The barbed dialogue flows as effortlessly as the alcohol that everyone laps up like catnip. With some of the best lines this side of Sunset Boulevard, the script veritably drips with an acidy post-modern cynicism, and it's no surprise that Knife takes the same moral position as the earlier film and has similar archetypal characters. And not to put too fine a point on the political angle, it nonetheless has a blacklist overlay, ubiquitously lurking as heavy background. This was, after all, the ever-paranoic Fifties, when the recriminations and counter-recriminations flew fast and furious. Thus the film might be read as a Cold War parable. Then again, maybe not. Whatever its message, Knife is just juicily entertaining.


The vintage mid-century cast is a delight. The men are fine, especially a scenery-chewing Rod Steiger who plays a ruthless studio head. Kudos too to Wendell Corey in a chillingly underplayed turn as a company lawyer who’ll stoop to any means, legal or otherwise, to protect the studio. And Palance of course is wonderful in a very atypical Jack Palance type of role.

But it’s the ladies that do the real standout acting. Ida Lupino plays a virtuous wife who’s, finally, interesting and gives a little more shading to a role that usually degenerates into self-pitying caricature. And we can't forget Ilka Chase as a nasty gossip columnist. Shelly Winters is a little less effective portraying a quintessentially Shelly Winters character. Her over-acting just seems a little, well, overdone. Best of all is Jean Hagen in an all too brief appearance as a deliciously predatory femme fatale, all the better to tempt Charlie Hastings (Palance). She radiates a relentless, malevolent sex appeal that makes Barbara Stanwyck’s Phyllis Dietrichson from Double Indemnity look like a wallflower.

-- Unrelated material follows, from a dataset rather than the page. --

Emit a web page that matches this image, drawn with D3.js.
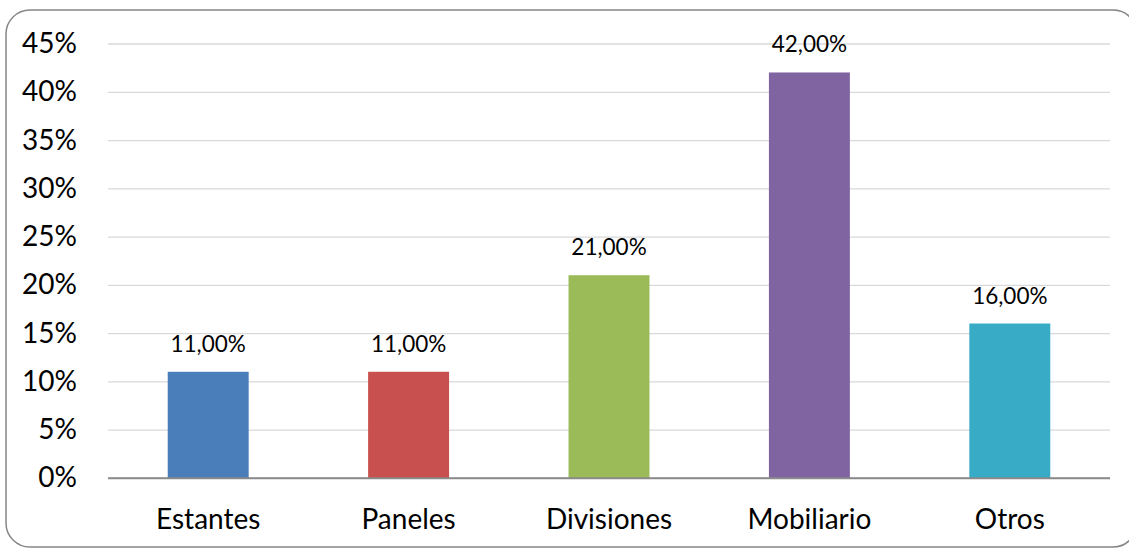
<!DOCTYPE html>
<html><head><meta charset="utf-8">
<script src="https://cdn.jsdelivr.net/npm/d3@7/dist/d3.min.js"></script>
<style>html,body{margin:0;padding:0;background:#fff;}svg{display:block;}</style>
</head><body>
<svg id="chart" width="1129" height="548"></svg>
<script>
const categories = ["Estantes", "Paneles", "Divisiones", "Mobiliario", "Otros"];
const values = [0.11, 0.11, 0.21, 0.42, 0.16];
const colors = ["#4A7EBB", "#C8504E", "#9BBB59", "#8064A2", "#38ACC6"];
const tickValues = [0, 0.05, 0.10, 0.15, 0.20, 0.25, 0.30, 0.35, 0.40, 0.45];
const labelTexts = ["11,00%", "11,00%", "21,00%", "42,00%", "16,00%"];

(function () {
const svg = d3.select("#chart");
const font = "Lato, 'Open Sans', sans-serif";

svg.append("rect").attr("x", 6).attr("y", 10).attr("width", 1131).attr("height", 537)
  .attr("rx", 24).attr("ry", 24).attr("fill", "#fff").attr("stroke", "#878787").attr("stroke-width", 1.5);

const pLeft = 108, pRight = 1110, pTop = 43.5, pBottom = 478;
const x = d3.scaleBand().domain(categories).range([pLeft, pRight]).paddingInner(0.596).paddingOuter(0.298);
const y = d3.scaleLinear().domain([0, 0.45]).range([pBottom, pTop]);

const yAxis = d3.axisLeft(y).tickValues(tickValues).tickSize(-(pRight - pLeft)).tickPadding(31)
  .tickFormat(d => Math.round(d * 100) + "%");
const gy = svg.append("g").attr("transform", `translate(${pLeft},0)`).call(yAxis);
gy.select(".domain").remove();
gy.selectAll(".tick line").attr("stroke", d => d === 0 ? "#8a8a8a" : "#d9d9d9").attr("stroke-width", 1.3);
gy.selectAll(".tick text").attr("font-family", font).attr("font-size", 28).attr("fill", "#000");

svg.append("g").selectAll("rect").data(values).join("rect")
  .attr("x", (d, i) => x(categories[i]))
  .attr("width", x.bandwidth())
  .attr("y", d => y(d))
  .attr("height", d => y(0) - y(d))
  .attr("fill", (d, i) => colors[i]);

svg.append("line").attr("x1", pLeft).attr("x2", pRight).attr("y1", y(0)).attr("y2", y(0))
  .attr("stroke", "#8a8a8a").attr("stroke-width", 1.3);

svg.append("g").selectAll("text").data(values).join("text")
  .attr("x", (d, i) => x(categories[i]) + x.bandwidth() / 2)
  .attr("y", d => y(d) - 20)
  .attr("text-anchor", "middle")
  .attr("font-family", font).attr("font-size", 22.5).attr("fill", "#000")
  .text((d, i) => labelTexts[i]);

const xAxis = d3.axisBottom(x).tickSize(0).tickPadding(31);
const gx = svg.append("g").attr("transform", `translate(0,${pBottom})`).call(xAxis);
gx.select(".domain").remove();
gx.selectAll(".tick text").attr("font-family", font).attr("font-size", 28).attr("fill", "#000");
})();
</script>
</body></html>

[1] The triumvirate of films from ca. 1950 were Sunset Blvd., The Bad and the Beautiful, and In a Lonely Place.  The trend continued, albeit somewhat more benignly, with films like Singin’ in the Rain and A Star is Born. The idea found echoes a decade or so later, in more camp fashion, in movies like Valley of the Dolls, Carpetbaggers, and The Oscar. Then the movies gave the Hollywood-at-its-dirtiest trope a rest.